20. Jednak nie usłuchali Mojżesza; ale zostawili z niego niektórzy aż do poranku, i obróciło się w robaki, i zśmierdło się; i rozgniewał się na nie Mojżesz.
21. A zbierali to na każdy dzień rano, każdy według tego, co mógł zjeść; a gdy się zagrzało słońce, tedy ono topniało.
22. A gdy było dnia szóstego, zbierali chleb w dwójnasób, po dwu Gomer na każdego. I zeszły się wszystkie książęta zgromadzenia, oznajmując to Mojżeszowi.
23. Który im rzekł: Toć jest, co mówił Pan: Odpocznienie sabbatu świętego Panu jutro będzie; co macie piec, pieczcie, a co macie warzyć, warzcie, a cokolwiek zbędzie, zostawcie sobie, a zachowajcie do jutra.
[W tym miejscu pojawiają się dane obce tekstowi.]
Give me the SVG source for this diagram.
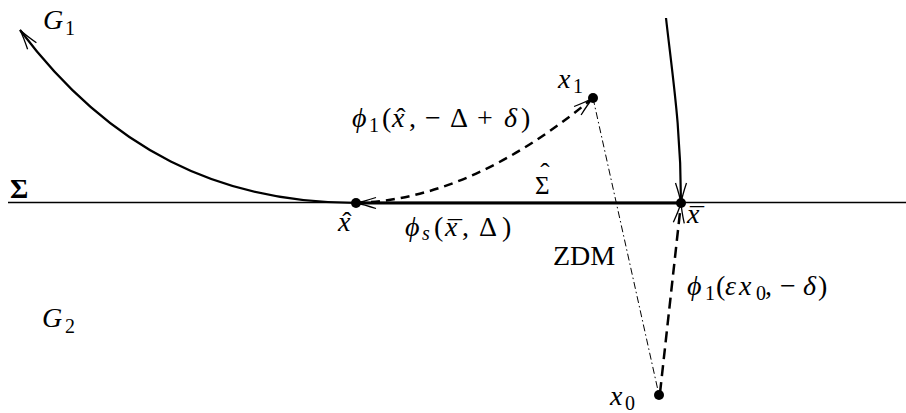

24. Zostawiali tedy ono na jutro, jako był rozkazał Mojżesz; a nie zśmierdło się, i robak nie był w niem.
25. I mówił Mojżesz: Jedzcież to dziś, bo dziś sabbat Panu; dziś nie znajdziecie tego na polu.
26. Przez sześć dni zbierać to będziecie, a dnia siódmego sabbat; nie będzie weń manny.
27. I stało się dnia siódmego, wyszli niektórzy z ludu, aby zbierali; ale nie znaleźli.
28. Tedy rzekł Pan do Mojżesza: I pókiż nie będziecie chcieli przestrzegać przykazań moich i zakonu mego?
29. Patrzcie, iż wam Pan dał sabbat, dlatego w dzień szósty daje wam chleb na dwa dni; zostawajcie każdy na miejscu swem, niech nie wychodzi żaden z miejsca swego w dzień siódmy.